En la segunda tentación, Jesús se encuentra en lo alto de una montaña, desde donde puede ver los reinos de la tierra, con su gloria y sus riquezas. La tentación en este caso es utilizar todos los medios posibles, de hecho, cualquier medio, para acceder a esas riquezas y colocarse como el que más tiene. Pero este no era el diseño del Padre para él…

En la tercera, se ve a Jesús en lo más alto del Templo, haciendo un gesto asombroso que llamaría la atención de todos y el fácil reconocimiento de que era el Enviado de Dios.
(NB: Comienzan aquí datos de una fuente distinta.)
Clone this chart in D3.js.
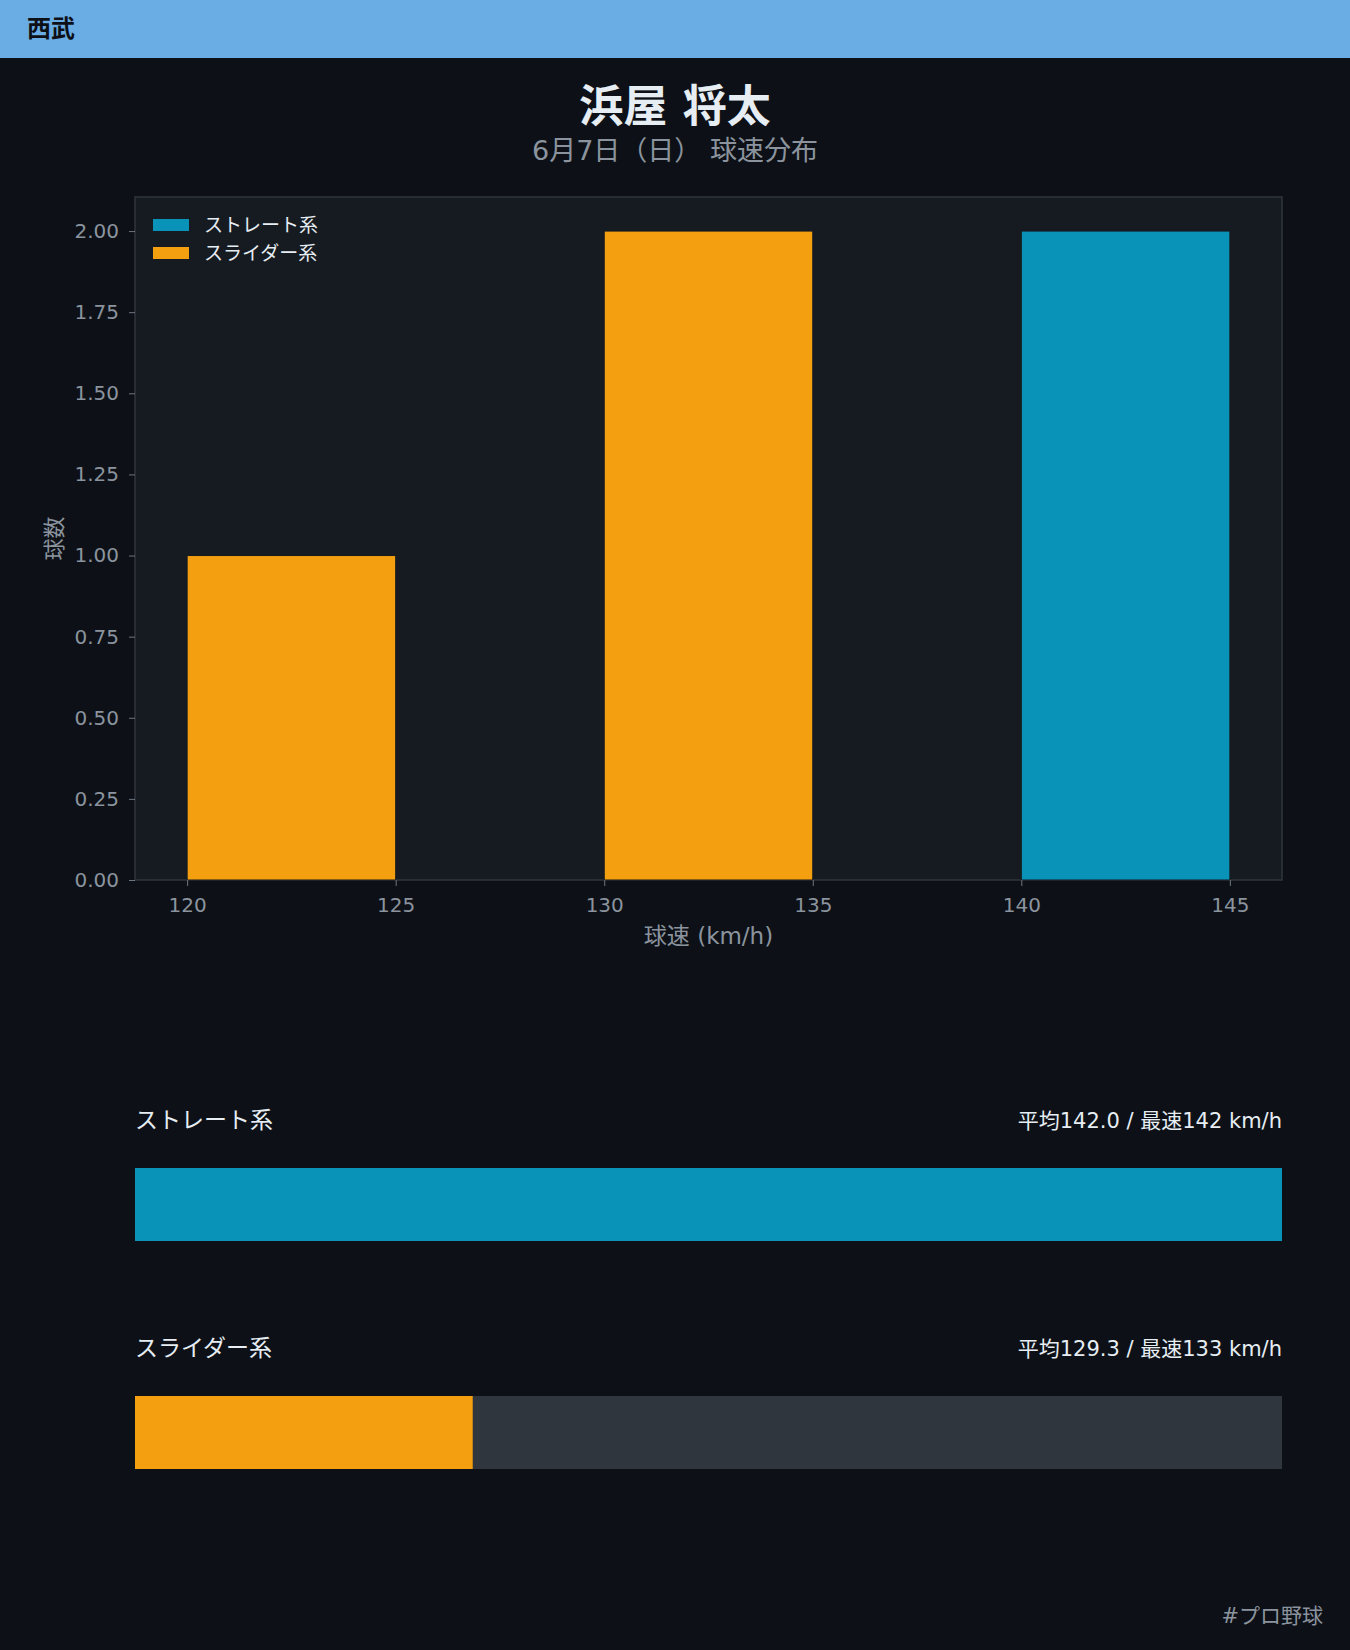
<!DOCTYPE html>
<html>
<head>
<meta charset="utf-8">
<script src="https://cdn.jsdelivr.net/npm/d3@7"></script>
<style>
  body { margin: 0; background: #0d1117; font-family: "DejaVu Sans", "Noto Sans CJK JP", sans-serif; }
  svg { display: block; }
  text { font-family: "DejaVu Sans", "Noto Sans CJK JP", sans-serif; }
</style>
</head>
<body>
<svg id="chart" width="1350" height="1650"></svg>
<script>
// data
const teamName = "西武";
const playerName = "浜屋 将太";
const subTitle = "6月7日（日） 球速分布";
const binStarts = [120, 130, 140];
const binWidth = 5;
const binCounts = [1, 2, 2];
const binTypes = ["スライダー系", "スライダー系", "ストレート系"];
const pitchTypes = ["ストレート系", "スライダー系"];
const pitchColors = ["#0993b8", "#f39f10"];
const avgSpeeds = [142.0, 129.3];
const maxSpeeds = [142, 133];
const yTicks = [0, 0.25, 0.5, 0.75, 1, 1.25, 1.5, 1.75, 2];
const xTicks = [120, 125, 130, 135, 140, 145];

const svg = d3.select("#chart");
const W = 1350;

// page background + header
svg.append("rect").attr("width", W).attr("height", 1650).attr("fill", "#0d1117");
svg.append("rect").attr("width", W).attr("height", 58).attr("fill", "#6aade4");
svg.append("text").attr("x", 27).attr("y", 37).text(teamName)
  .attr("font-size", 24).attr("font-weight", "bold").attr("fill", "#0d1117");

svg.append("text").attr("x", W / 2).attr("y", 122).attr("text-anchor", "middle")
  .text(playerName).attr("font-size", 44).attr("font-weight", "bold").attr("fill", "#e6edf3");
svg.append("text").attr("x", W / 2).attr("y", 160).attr("text-anchor", "middle")
  .text(subTitle).attr("font-size", 27).attr("fill", "#8b949e");

// histogram
const m = {left: 135, top: 197, right: 1282, bottom: 880};
const color = d3.scaleOrdinal().domain(pitchTypes).range(pitchColors);
const x = d3.scaleLinear().domain([118.75, 146.25]).range([m.left, m.right]);
const y = d3.scaleLinear().domain([0, 2.105]).range([m.bottom, m.top]);

svg.append("rect").attr("x", m.left).attr("y", m.top)
  .attr("width", m.right - m.left).attr("height", m.bottom - m.top)
  .attr("fill", "#161b22").attr("stroke", "#30363d").attr("stroke-width", 1.5);

svg.append("g").selectAll("rect")
  .data(binStarts)
  .join("rect")
  .attr("x", d => x(d))
  .attr("y", (d, i) => y(binCounts[i]))
  .attr("width", d => x(d + binWidth) - x(d))
  .attr("height", (d, i) => y(0) - y(binCounts[i]))
  .attr("fill", (d, i) => color(binTypes[i]))
  .attr("stroke", "#161b22").attr("stroke-width", 1);

const xAxis = svg.append("g").attr("transform", `translate(0,${m.bottom})`)
  .call(d3.axisBottom(x).tickValues(xTicks).tickSize(6).tickPadding(12));
const yAxis = svg.append("g").attr("transform", `translate(${m.left},0)`)
  .call(d3.axisLeft(y).tickValues(yTicks).tickFormat(d3.format(".2f")).tickSize(6).tickPadding(10));
[xAxis, yAxis].forEach(g => {
  g.select(".domain").remove();
  g.selectAll("line").attr("stroke", "#6e7681");
  g.selectAll("text").attr("fill", "#8b949e").attr("font-size", 20)
    .attr("font-family", "'DejaVu Sans', 'Noto Sans CJK JP', sans-serif");
});

svg.append("text").attr("x", (m.left + m.right) / 2).attr("y", 944).attr("text-anchor", "middle")
  .text("球速 (km/h)").attr("font-size", 23).attr("fill", "#8b949e");
svg.append("text").attr("transform", `translate(62,${(m.top + m.bottom) / 2}) rotate(-90)`)
  .attr("text-anchor", "middle").text("球数").attr("font-size", 22).attr("fill", "#8b949e");

// legend
const legend = svg.append("g").selectAll("g").data(pitchTypes).join("g")
  .attr("transform", (d, i) => `translate(153,${219 + i * 28})`);
legend.append("rect").attr("width", 36).attr("height", 12).attr("fill", d => color(d));
legend.append("text").attr("x", 51).attr("y", 13).text(d => d)
  .attr("font-size", 19).attr("fill", "#e6edf3");

// average speed bars
const barScale = d3.scaleLinear().domain([124, 142]).range([m.left, m.right]).clamp(true);
const rows = svg.append("g").selectAll("g").data(pitchTypes).join("g")
  .attr("transform", (d, i) => `translate(0,${1128 + i * 228})`);
rows.append("text").attr("x", m.left).attr("y", 0).text(d => d)
  .attr("font-size", 23).attr("fill", "#e6edf3");
rows.append("text").attr("x", m.right).attr("y", 0).attr("text-anchor", "end")
  .text((d, i) => `平均${avgSpeeds[i].toFixed(1)} / 最速${maxSpeeds[i]} km/h`)
  .attr("font-size", 21).attr("fill", "#e6edf3");
rows.append("rect").attr("x", m.left).attr("y", 40)
  .attr("width", m.right - m.left).attr("height", 73).attr("fill", "#30363d");
rows.append("rect").attr("x", m.left).attr("y", 40)
  .attr("width", (d, i) => barScale(avgSpeeds[i]) - m.left).attr("height", 73)
  .attr("fill", d => color(d));

svg.append("text").attr("x", 1323).attr("y", 1623).attr("text-anchor", "end")
  .text("#プロ野球").attr("font-size", 21).attr("fill", "#8b949e");
</script>
</body>
</html>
Una vez más, Jesús rechaza esta distorsión de su misión: trabajará por la venida del Reino, sí, pero por el camino de la pequeñez, la pobreza y el amor.

Jesús pasó por muchas otras tentaciones a lo largo de su vida aquí en la tierra, pero estas nos las da el evangelista como modelos de la raíz más profunda de todas las tentaciones: el deseo de favorecerse a sí mismo, el deseo de ponerse en el lugar que debe estar la de Dios, poniéndose a sí mismo en el centro de nuestra propia vida.

La liturgia de hoy nos invita a volver al desierto con Jesús ya afrontar nuestras propias opciones de vida, a examinarnos y reconocer: ¿Cuáles son las raíces de mis tentaciones? ¿Tiendo a resistirme a ellos o me dejo dominar fácilmente por ellos? ¿Qué podemos decirle a Dios en oración acerca de nuestra situación como “seres pecadores”?

Recordando las dos lecturas de hoy, arrojémonos a los brazos de Dios, que nos ama, nos perdona y nos transforma. Así iniciaremos nuestro camino cuaresmal para llegar a la Pascua del Señor como personas renovadas en el amor de Dios y en el servicio de su Reino.